Powerslave (8/10) The Egyptian-eastern-sounding riff gives this track a distinct flavor that matches perfectly with the lyrics (and overall concept of the album.) This song has a little more in the way of melody, and McBrain's drumming is exactly like it should be. The second section (after the main riff) is menacing, almost black-metal menacing. Then we have an instrumental section with more melody and a great work by Harris. (his bass is just so over the place in the mix). A good track that could've been better.

Rime of the Ancient Mariner (9/10) The long epic of the album, it tells a great story with great resources. At times it could get a little repetitive but there are other moments when it really sounds progressive, with great texturing work by the guitars and master Harris. Dickinson sings his lungs out, but also delivers subtlety and passion. With more variation it could've been the first 10/10 I would've given to an Iron Maiden song, but I'd have to wait for that. More melody, more diversity and this would have been one of THE epics by The Beast.
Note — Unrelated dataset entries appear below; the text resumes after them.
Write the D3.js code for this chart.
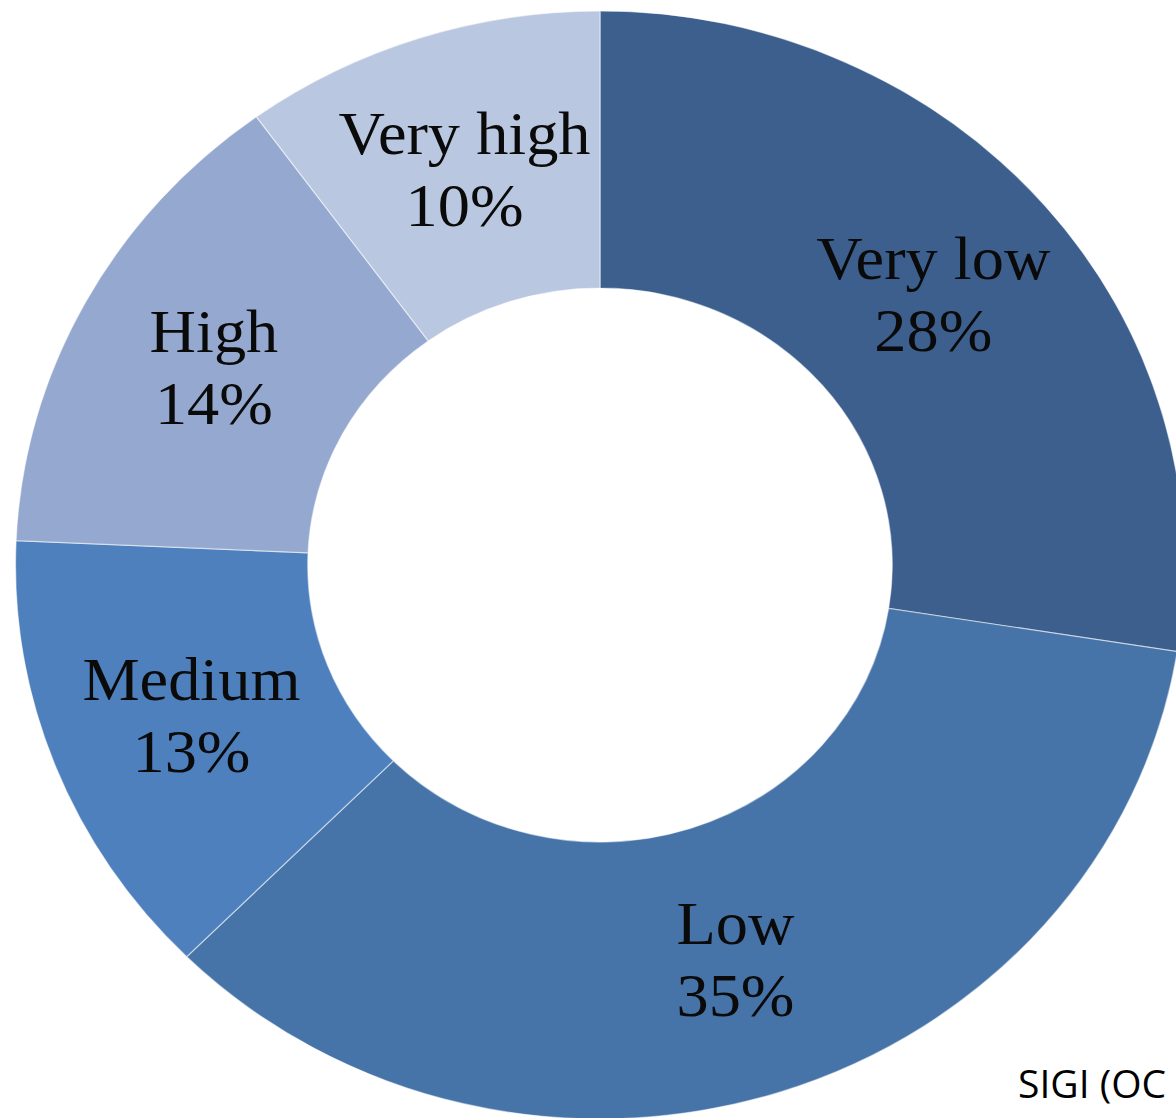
<!DOCTYPE html>
<html>
<head>
<meta charset="utf-8">
<script src="https://cdn.jsdelivr.net/npm/d3@7"></script>
<style>
    body { margin: 0; background: #fff; }
    svg { display: block; }
</style>
</head>
<body>
<div id="donut"></div>
<script>
// data (slice sizes, labels as printed)
var categories = ["Very low", "Low", "Medium", "High", "Very high"];
var values = [27.5, 35, 13.2, 14.3, 10];
var labels = ["28%", "35%", "13%", "14%", "10%"];
var colors = ["#3c5f8e", "#4674a8", "#4d80bd", "#95a8cf", "#b9c7e0"];

window.onload = function() {
    donut();
};

function donut() {
    // graph specs
    var width = 1176;
    var height = 1118;
    var center = {x: 600, y: 565};
    var outer = 554;
    var inner = 277;
    var stretch = 1.055; // picture is a bit wider than tall

    var svg = d3.select("#donut").append("svg")
        .attr("width", width)
        .attr("height", height);

    var g = svg.append("g")
        .attr("transform", "translate(" + center.x + "," + center.y + ") scale(" + stretch + ",1)");

    var pie = d3.pie().sort(null).value(function(d) { return d; });
    var arcs = pie(values);

    var arc = d3.arc().innerRadius(inner).outerRadius(outer);
    var labelarc = d3.arc().innerRadius((inner + outer) / 2).outerRadius((inner + outer) / 2);

    // slices
    g.selectAll(".slice").data(arcs).enter().append("path")
        .attr("class", "slice")
        .attr("d", arc)
        .attr("fill", function(d, i) { return colors[i]; })
        .attr("stroke", "#ffffff")
        .attr("stroke-opacity", 0.5)
        .attr("stroke-width", 1.2);

    // labels
    var lab = g.selectAll(".label").data(arcs).enter().append("text")
        .attr("class", "label")
        .attr("transform", function(d) {
            var c = labelarc.centroid(d);
            return "translate(" + c[0] + "," + c[1] + ")";
        })
        .attr("text-anchor", "middle")
        .style("font-family", "'Liberation Serif', 'Times New Roman', serif")
        .style("font-size", "61px")
        .style("fill", "#0a0a0a");
    lab.append("tspan").attr("x", 0).attr("y", -16).text(function(d, i) { return categories[i]; });
    lab.append("tspan").attr("x", 0).attr("y", 56).text(function(d, i) { return labels[i]; });

    // source
    svg.append("text")
        .text("SIGI (OC")
        .attr("x", 1018)
        .attr("y", 1098)
        .style("font-family", "'Open Sans', sans-serif")
        .style("font-size", "39px")
        .style("fill", "#000");
}
</script>
</body>
</html>
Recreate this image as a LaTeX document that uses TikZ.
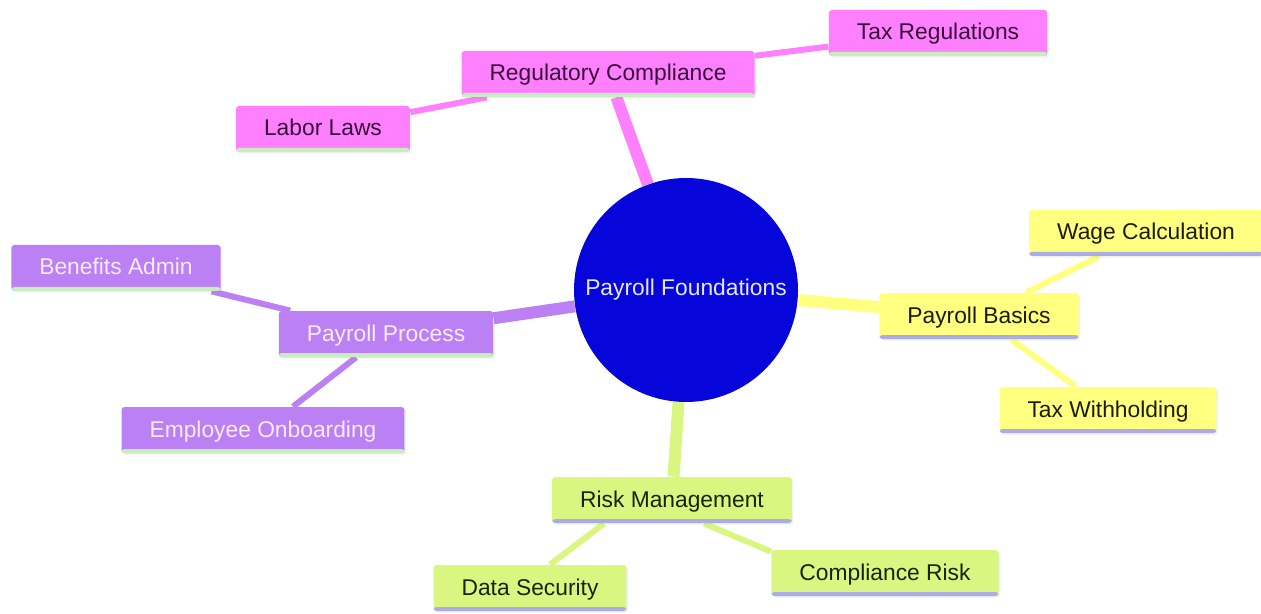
\documentclass[tikz,border=0pt]{standalone}
\usepackage{fontspec}
\setmainfont{Liberation Sans}
\usepackage{tikz}
\usetikzlibrary{positioning}
\usetikzlibrary{shadows}
\pgfdeclarelayer{background}
\pgfsetlayers{background,main}

\definecolor{PinkFill}{HTML}{FF80FF}
\definecolor{PinkText}{HTML}{3A0C3A}
\definecolor{LilacFill}{HTML}{BC80F5}
\definecolor{LilacText}{HTML}{FBEAFF}
\definecolor{LemonFill}{HTML}{FFFF80}
\definecolor{LemonText}{HTML}{1C1C05}
\definecolor{LimeFill}{HTML}{D9F780}
\definecolor{LimeText}{HTML}{18240A}
\definecolor{CoreFill}{HTML}{0606DA}
\definecolor{CoreText}{HTML}{E6E6FF}
\definecolor{StripeGreen}{HTML}{C6EEC0}
\definecolor{StripeLavender}{HTML}{ABABE6}

\begin{document}
\begin{tikzpicture}[x=0.5pt, y=-0.5pt,
	stripe/.style={path picture={\fill[#1] ([yshift=2pt]path picture bounding box.south west) rectangle (path picture bounding box.south east);}},
	box/.style={rectangle, rounded corners=1.5pt, inner xsep=14pt, minimum height=23pt,
		text height=8.6pt, text depth=1.6pt,
		font=\fontsize{11.4}{13}\selectfont,
		drop shadow={opacity=0.12, shadow xshift=0.8pt, shadow yshift=-0.8pt}},
	pinkbox/.style={box, fill=PinkFill, text=PinkText, stripe=StripeGreen},
	lilacbox/.style={box, fill=LilacFill, text=LilacText, stripe=StripeGreen},
	lemonbox/.style={box, fill=LemonFill, text=LemonText, stripe=StripeLavender},
	limebox/.style={box, fill=LimeFill, text=LimeText, stripe=StripeLavender},
	trunk/.style={line width=6pt, draw=#1},
	twig/.style={line width=3pt, draw=#1}]

	\useasboundingbox (0,0) rectangle (1261,614);

	% ---------------------
	% Root
	\node[circle, fill=CoreFill, text=CoreText, minimum size=112pt, inner sep=0pt,
		font=\fontsize{11.4}{13}\selectfont] (Foundations) at (686,290) {Payroll Foundations};

	% ---------------------
	% Regulatory branch
	\node[pinkbox] (RegCompliance) at (608,74)  {Regulatory Compliance};
	\node[pinkbox] (TaxRegulations) at (938,33) {Tax Regulations};
	\node[pinkbox] (LaborLaws) at (323,129)     {Labor Laws};

	% ---------------------
	% Basics branch
	\node[lemonbox] (PayrollBasics) at (979,316)   {Payroll Basics};
	\node[lemonbox] (WageCalculation) at (1146,233) {Wage Calculation};
	\node[lemonbox] (TaxWithholding) at (1108,410) {Tax Withholding};

	% ---------------------
	% Risk branch
	\node[limebox] (RiskManagement) at (672,500) {Risk Management};
	\node[limebox] (DataSecurity) at (530,588)   {Data Security};
	\node[limebox] (ComplianceRisk) at (885,573) {Compliance Risk};

	% ---------------------
	% Process branch
	\node[lilacbox] (PayrollProcess) at (386,334)  {Payroll Process};
	\node[lilacbox] (BenefitsAdmin) at (116,268)   {Benefits Admin};
	\node[lilacbox] (EmployeeOnboarding) at (263,430) {Employee Onboarding};

	% ------------------------------------------------
	% Connectors
	\path (RiskManagement.south) +(-68,0) coordinate (RiskLeft);
	\path (RiskManagement.south) +(32,0)  coordinate (RiskRight);
	\path (DataSecurity.north)   +(20,0)  coordinate (SecurityTop);
	\path (ComplianceRisk.north west) +(0,2) coordinate (ComplianceTop);

	\begin{pgfonlayer}{background}
		\draw[trunk=PinkFill]  (Foundations) -- (RegCompliance);
		\draw[trunk=LemonFill] (Foundations) -- (PayrollBasics);
		\draw[trunk=LimeFill]  (Foundations) -- (RiskManagement);
		\draw[trunk=LilacFill] (Foundations) -- (PayrollProcess);

		\draw[twig=PinkFill]  (RegCompliance) -- (TaxRegulations);
		\draw[twig=PinkFill]  (RegCompliance) -- (LaborLaws);
		\draw[twig=LemonFill] (PayrollBasics) -- (WageCalculation);
		\draw[twig=LemonFill] (PayrollBasics) -- (TaxWithholding);
		\draw[twig=LimeFill]  (RiskLeft) -- (SecurityTop);
		\draw[twig=LimeFill]  (RiskRight) -- (ComplianceTop);
		\draw[twig=LilacFill] (PayrollProcess) -- (BenefitsAdmin);
		\draw[twig=LilacFill] (PayrollProcess) -- (EmployeeOnboarding);
	\end{pgfonlayer}

\end{tikzpicture}
\end{document}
It's probably their longest song, right above "The Sign of The Cross" in THE X-FACTOR, but, unlike that magnificent song, many of the minutes are just too much alike. Great song. Not perfect. The middle instrumental section is amazing, though. It's what surrounds it that lacks enough variation.

Just by seeing the ratings I've given to the songs it's easy for me to say that I like this album more than THE NUMBER OF THE BEAST. As music goes, it's better, with better playing, better ideas, more progressive. That will make me give POWERSLAVE a 4 out of 5. Curiously, though, melody was more present in the 1982 historical album I just mentioned. The right balance would be achieved later.

Recommended for: Any metal fan; Fans of iron Maiden; fans of fast, energetic songs; fans of great lightning-fast guitar soloing.

Not recommended for: People who dislike metal, Maiden and all of that. You know..

.by now it should be clear who should stay away from Iron Maiden. Their music will change, but not as much as to create lovers in those who already can't take metal or the sounds of The Beast.